## Task to carry out:
Transcribe the material word for word, but without the images.

----

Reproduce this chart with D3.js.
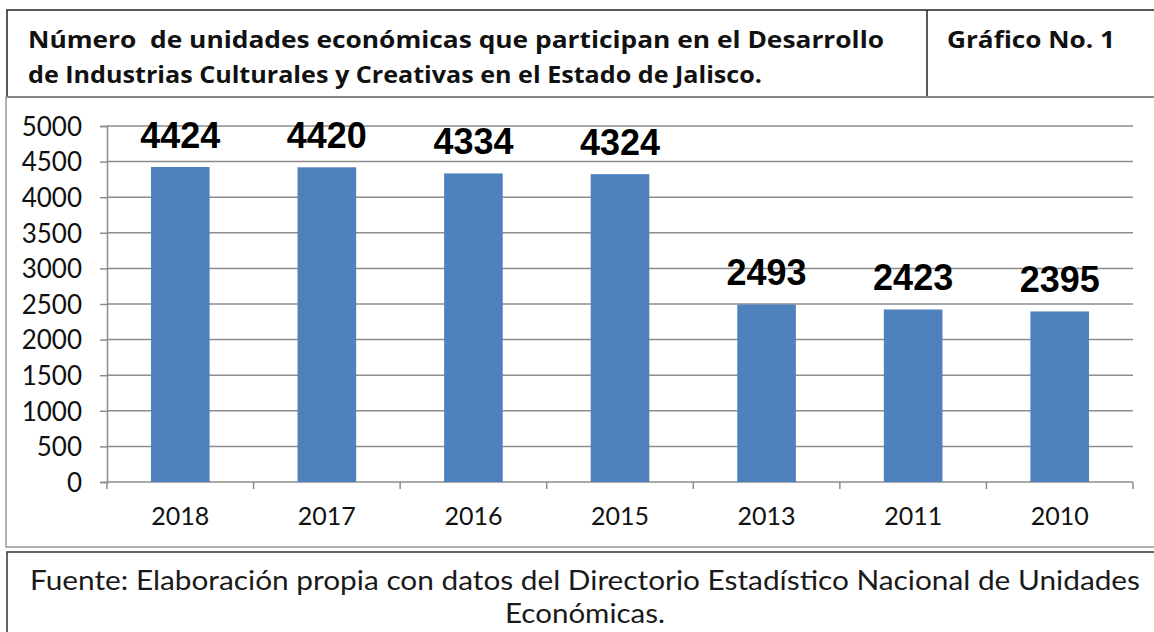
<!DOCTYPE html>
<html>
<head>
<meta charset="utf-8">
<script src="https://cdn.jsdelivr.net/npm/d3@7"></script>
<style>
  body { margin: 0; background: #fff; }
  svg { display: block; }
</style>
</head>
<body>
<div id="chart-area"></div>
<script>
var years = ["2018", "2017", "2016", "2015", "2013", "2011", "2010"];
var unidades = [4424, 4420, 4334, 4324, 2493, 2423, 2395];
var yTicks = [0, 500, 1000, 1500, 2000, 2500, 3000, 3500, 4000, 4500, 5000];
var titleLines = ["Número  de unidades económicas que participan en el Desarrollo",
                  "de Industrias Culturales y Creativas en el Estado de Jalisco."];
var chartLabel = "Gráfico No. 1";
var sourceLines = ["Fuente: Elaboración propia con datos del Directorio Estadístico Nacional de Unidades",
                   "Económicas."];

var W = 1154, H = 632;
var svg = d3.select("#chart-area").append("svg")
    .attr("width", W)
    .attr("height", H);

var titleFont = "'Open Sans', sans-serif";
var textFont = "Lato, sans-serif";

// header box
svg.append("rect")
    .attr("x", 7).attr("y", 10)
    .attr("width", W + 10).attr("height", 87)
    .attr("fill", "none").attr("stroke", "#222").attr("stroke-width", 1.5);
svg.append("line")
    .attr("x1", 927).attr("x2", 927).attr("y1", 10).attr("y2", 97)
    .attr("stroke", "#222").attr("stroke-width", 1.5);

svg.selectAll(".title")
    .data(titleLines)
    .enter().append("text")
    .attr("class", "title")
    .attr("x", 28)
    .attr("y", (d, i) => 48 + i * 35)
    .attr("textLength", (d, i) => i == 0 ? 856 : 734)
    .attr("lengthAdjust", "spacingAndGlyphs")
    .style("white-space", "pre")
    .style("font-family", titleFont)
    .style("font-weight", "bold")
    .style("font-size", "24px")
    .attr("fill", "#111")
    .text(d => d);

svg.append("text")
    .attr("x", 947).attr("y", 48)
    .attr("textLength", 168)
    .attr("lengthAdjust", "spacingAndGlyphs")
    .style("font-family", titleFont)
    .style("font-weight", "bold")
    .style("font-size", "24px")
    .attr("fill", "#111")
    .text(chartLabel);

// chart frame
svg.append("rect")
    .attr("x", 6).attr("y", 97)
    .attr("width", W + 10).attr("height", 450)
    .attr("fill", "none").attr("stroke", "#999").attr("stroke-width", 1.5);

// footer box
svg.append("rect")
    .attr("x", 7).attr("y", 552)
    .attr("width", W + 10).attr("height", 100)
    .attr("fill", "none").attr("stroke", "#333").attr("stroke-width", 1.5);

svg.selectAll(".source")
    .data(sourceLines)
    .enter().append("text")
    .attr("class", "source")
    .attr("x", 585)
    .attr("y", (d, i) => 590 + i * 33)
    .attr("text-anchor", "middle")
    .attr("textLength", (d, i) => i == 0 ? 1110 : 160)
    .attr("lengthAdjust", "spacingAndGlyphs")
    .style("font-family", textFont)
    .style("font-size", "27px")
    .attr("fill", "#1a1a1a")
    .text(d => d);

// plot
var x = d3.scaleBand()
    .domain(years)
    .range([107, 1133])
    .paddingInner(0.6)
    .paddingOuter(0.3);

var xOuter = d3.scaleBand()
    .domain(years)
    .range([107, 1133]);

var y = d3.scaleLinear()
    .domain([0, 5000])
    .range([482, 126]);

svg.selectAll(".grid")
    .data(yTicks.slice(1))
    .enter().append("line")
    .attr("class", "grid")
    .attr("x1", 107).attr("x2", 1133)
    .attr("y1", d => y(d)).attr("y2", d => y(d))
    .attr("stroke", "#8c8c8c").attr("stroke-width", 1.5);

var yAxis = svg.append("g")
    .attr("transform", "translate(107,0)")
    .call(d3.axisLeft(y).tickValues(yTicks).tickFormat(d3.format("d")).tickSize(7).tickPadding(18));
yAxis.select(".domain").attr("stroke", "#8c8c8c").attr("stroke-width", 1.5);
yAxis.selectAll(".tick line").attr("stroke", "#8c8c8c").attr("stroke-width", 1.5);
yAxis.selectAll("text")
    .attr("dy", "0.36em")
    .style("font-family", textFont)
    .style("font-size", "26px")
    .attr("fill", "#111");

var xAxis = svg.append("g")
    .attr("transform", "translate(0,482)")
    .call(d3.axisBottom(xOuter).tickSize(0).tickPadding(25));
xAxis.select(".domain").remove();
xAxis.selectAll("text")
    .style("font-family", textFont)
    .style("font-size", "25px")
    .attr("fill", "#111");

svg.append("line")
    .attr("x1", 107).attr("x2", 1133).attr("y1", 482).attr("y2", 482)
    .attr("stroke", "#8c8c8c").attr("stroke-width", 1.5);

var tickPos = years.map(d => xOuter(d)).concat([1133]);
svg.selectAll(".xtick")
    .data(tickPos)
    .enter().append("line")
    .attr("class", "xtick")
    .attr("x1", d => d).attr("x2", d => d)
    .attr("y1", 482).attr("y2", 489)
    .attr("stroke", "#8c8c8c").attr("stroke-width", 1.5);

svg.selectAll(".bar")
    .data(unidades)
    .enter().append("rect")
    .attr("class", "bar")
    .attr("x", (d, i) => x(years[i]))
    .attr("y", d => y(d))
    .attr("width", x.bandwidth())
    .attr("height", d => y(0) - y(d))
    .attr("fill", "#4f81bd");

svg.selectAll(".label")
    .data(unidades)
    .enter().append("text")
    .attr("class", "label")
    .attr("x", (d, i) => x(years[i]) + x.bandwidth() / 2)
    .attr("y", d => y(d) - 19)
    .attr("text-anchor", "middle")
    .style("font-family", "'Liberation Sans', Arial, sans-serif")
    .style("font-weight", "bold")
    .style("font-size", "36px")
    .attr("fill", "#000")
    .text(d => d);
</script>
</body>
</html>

----

## Answer in full:
Reproduce this chart with D3.js.
<!DOCTYPE html>
<html>
<head>
<meta charset="utf-8">
<script src="https://cdn.jsdelivr.net/npm/d3@7"></script>
<style>
  body { margin: 0; background: #fff; }
  svg { display: block; }
</style>
</head>
<body>
<div id="chart-area"></div>
<script>
var years = ["2018", "2017", "2016", "2015", "2013", "2011", "2010"];
var unidades = [4424, 4420, 4334, 4324, 2493, 2423, 2395];
var yTicks = [0, 500, 1000, 1500, 2000, 2500, 3000, 3500, 4000, 4500, 5000];
var titleLines = ["Número  de unidades económicas que participan en el Desarrollo",
                  "de Industrias Culturales y Creativas en el Estado de Jalisco."];
var chartLabel = "Gráfico No. 1";
var sourceLines = ["Fuente: Elaboración propia con datos del Directorio Estadístico Nacional de Unidades",
                   "Económicas."];

var W = 1154, H = 632;
var svg = d3.select("#chart-area").append("svg")
    .attr("width", W)
    .attr("height", H);

var titleFont = "'Open Sans', sans-serif";
var textFont = "Lato, sans-serif";

// header box
svg.append("rect")
    .attr("x", 7).attr("y", 10)
    .attr("width", W + 10).attr("height", 87)
    .attr("fill", "none").attr("stroke", "#222").attr("stroke-width", 1.5);
svg.append("line")
    .attr("x1", 927).attr("x2", 927).attr("y1", 10).attr("y2", 97)
    .attr("stroke", "#222").attr("stroke-width", 1.5);

svg.selectAll(".title")
    .data(titleLines)
    .enter().append("text")
    .attr("class", "title")
    .attr("x", 28)
    .attr("y", (d, i) => 48 + i * 35)
    .attr("textLength", (d, i) => i == 0 ? 856 : 734)
    .attr("lengthAdjust", "spacingAndGlyphs")
    .style("white-space", "pre")
    .style("font-family", titleFont)
    .style("font-weight", "bold")
    .style("font-size", "24px")
    .attr("fill", "#111")
    .text(d => d);

svg.append("text")
    .attr("x", 947).attr("y", 48)
    .attr("textLength", 168)
    .attr("lengthAdjust", "spacingAndGlyphs")
    .style("font-family", titleFont)
    .style("font-weight", "bold")
    .style("font-size", "24px")
    .attr("fill", "#111")
    .text(chartLabel);

// chart frame
svg.append("rect")
    .attr("x", 6).attr("y", 97)
    .attr("width", W + 10).attr("height", 450)
    .attr("fill", "none").attr("stroke", "#999").attr("stroke-width", 1.5);

// footer box
svg.append("rect")
    .attr("x", 7).attr("y", 552)
    .attr("width", W + 10).attr("height", 100)
    .attr("fill", "none").attr("stroke", "#333").attr("stroke-width", 1.5);

svg.selectAll(".source")
    .data(sourceLines)
    .enter().append("text")
    .attr("class", "source")
    .attr("x", 585)
    .attr("y", (d, i) => 590 + i * 33)
    .attr("text-anchor", "middle")
    .attr("textLength", (d, i) => i == 0 ? 1110 : 160)
    .attr("lengthAdjust", "spacingAndGlyphs")
    .style("font-family", textFont)
    .style("font-size", "27px")
    .attr("fill", "#1a1a1a")
    .text(d => d);

// plot
var x = d3.scaleBand()
    .domain(years)
    .range([107, 1133])
    .paddingInner(0.6)
    .paddingOuter(0.3);

var xOuter = d3.scaleBand()
    .domain(years)
    .range([107, 1133]);

var y = d3.scaleLinear()
    .domain([0, 5000])
    .range([482, 126]);

svg.selectAll(".grid")
    .data(yTicks.slice(1))
    .enter().append("line")
    .attr("class", "grid")
    .attr("x1", 107).attr("x2", 1133)
    .attr("y1", d => y(d)).attr("y2", d => y(d))
    .attr("stroke", "#8c8c8c").attr("stroke-width", 1.5);

var yAxis = svg.append("g")
    .attr("transform", "translate(107,0)")
    .call(d3.axisLeft(y).tickValues(yTicks).tickFormat(d3.format("d")).tickSize(7).tickPadding(18));
yAxis.select(".domain").attr("stroke", "#8c8c8c").attr("stroke-width", 1.5);
yAxis.selectAll(".tick line").attr("stroke", "#8c8c8c").attr("stroke-width", 1.5);
yAxis.selectAll("text")
    .attr("dy", "0.36em")
    .style("font-family", textFont)
    .style("font-size", "26px")
    .attr("fill", "#111");

var xAxis = svg.append("g")
    .attr("transform", "translate(0,482)")
    .call(d3.axisBottom(xOuter).tickSize(0).tickPadding(25));
xAxis.select(".domain").remove();
xAxis.selectAll("text")
    .style("font-family", textFont)
    .style("font-size", "25px")
    .attr("fill", "#111");

svg.append("line")
    .attr("x1", 107).attr("x2", 1133).attr("y1", 482).attr("y2", 482)
    .attr("stroke", "#8c8c8c").attr("stroke-width", 1.5);

var tickPos = years.map(d => xOuter(d)).concat([1133]);
svg.selectAll(".xtick")
    .data(tickPos)
    .enter().append("line")
    .attr("class", "xtick")
    .attr("x1", d => d).attr("x2", d => d)
    .attr("y1", 482).attr("y2", 489)
    .attr("stroke", "#8c8c8c").attr("stroke-width", 1.5);

svg.selectAll(".bar")
    .data(unidades)
    .enter().append("rect")
    .attr("class", "bar")
    .attr("x", (d, i) => x(years[i]))
    .attr("y", d => y(d))
    .attr("width", x.bandwidth())
    .attr("height", d => y(0) - y(d))
    .attr("fill", "#4f81bd");

svg.selectAll(".label")
    .data(unidades)
    .enter().append("text")
    .attr("class", "label")
    .attr("x", (d, i) => x(years[i]) + x.bandwidth() / 2)
    .attr("y", d => y(d) - 19)
    .attr("text-anchor", "middle")
    .style("font-family", "'Liberation Sans', Arial, sans-serif")
    .style("font-weight", "bold")
    .style("font-size", "36px")
    .attr("fill", "#000")
    .text(d => d);
</script>
</body>
</html>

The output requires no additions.